Raw data:
*-*-*

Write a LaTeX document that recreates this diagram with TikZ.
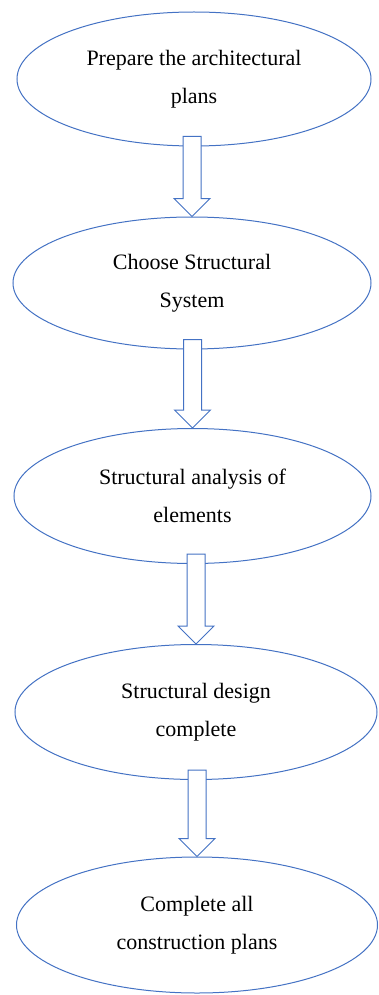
\documentclass[tikz,border=0pt]{standalone}
\usepackage{fontspec}
\setmainfont{Liberation Serif}
\usepackage{tikz}
\usetikzlibrary{shapes.geometric,calc}
\definecolor{wordblue}{HTML}{4472C4}
\tikzset{every picture/.style={line width=1pt}}
\tikzstyle{stage}=[ellipse,draw=wordblue,fill=white,inner sep=0pt,align=center,
  font=\fontsize{22}{38}\selectfont]
\tikzstyle{blk}=[draw=wordblue,fill=white,line join=miter]

\begin{document}
\begin{tikzpicture}[x=1pt,y=-1pt]
\useasboundingbox (0,0) rectangle (378,995);
\node[stage,minimum width=354pt,minimum height=134pt] (plans) at (194,79) {Prepare the architectural\\plans};
\node[stage,minimum width=358pt,minimum height=132pt] (system) at (192,283) {Choose Structural\\System};
\node[stage,minimum width=357pt,minimum height=135pt] (analysis) at (192.5,496) {Structural analysis of\\elements};
\node[stage,minimum width=362pt,minimum height=135pt] (design) at (196,712) {Structural design\\complete};
\node[stage,minimum width=361pt,minimum height=136pt] (construct) at (197,925) {Complete all\\construction plans};
% hollow block arrows
\foreach \a/\b in {plans/system,system/analysis,analysis/design,design/construct}
  \draw[blk] ($(\a.south -| \b.north)+(-9,-10)$) -- ($(\b.north)+(-9,-18)$)
    -- ($(\b.north)+(-18,-18)$) -- (\b.north) -- ($(\b.north)+(18,-18)$)
    -- ($(\b.north)+(9,-18)$) -- ($(\a.south -| \b.north)+(9,-10)$) -- cycle;
\end{tikzpicture}
\end{document}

*-*-*

What the task requires: Every line is to be duplicated exactly, though pictures stay out.

Written solution:
Write a LaTeX document that recreates this diagram with TikZ.
\documentclass[tikz,border=0pt]{standalone}
\usepackage{fontspec}
\setmainfont{Liberation Serif}
\usepackage{tikz}
\usetikzlibrary{shapes.geometric,calc}
\definecolor{wordblue}{HTML}{4472C4}
\tikzset{every picture/.style={line width=1pt}}
\tikzstyle{stage}=[ellipse,draw=wordblue,fill=white,inner sep=0pt,align=center,
  font=\fontsize{22}{38}\selectfont]
\tikzstyle{blk}=[draw=wordblue,fill=white,line join=miter]

\begin{document}
\begin{tikzpicture}[x=1pt,y=-1pt]
\useasboundingbox (0,0) rectangle (378,995);
\node[stage,minimum width=354pt,minimum height=134pt] (plans) at (194,79) {Prepare the architectural\\plans};
\node[stage,minimum width=358pt,minimum height=132pt] (system) at (192,283) {Choose Structural\\System};
\node[stage,minimum width=357pt,minimum height=135pt] (analysis) at (192.5,496) {Structural analysis of\\elements};
\node[stage,minimum width=362pt,minimum height=135pt] (design) at (196,712) {Structural design\\complete};
\node[stage,minimum width=361pt,minimum height=136pt] (construct) at (197,925) {Complete all\\construction plans};
% hollow block arrows
\foreach \a/\b in {plans/system,system/analysis,analysis/design,design/construct}
  \draw[blk] ($(\a.south -| \b.north)+(-9,-10)$) -- ($(\b.north)+(-9,-18)$)
    -- ($(\b.north)+(-18,-18)$) -- (\b.north) -- ($(\b.north)+(18,-18)$)
    -- ($(\b.north)+(9,-18)$) -- ($(\a.south -| \b.north)+(9,-10)$) -- cycle;
\end{tikzpicture}
\end{document}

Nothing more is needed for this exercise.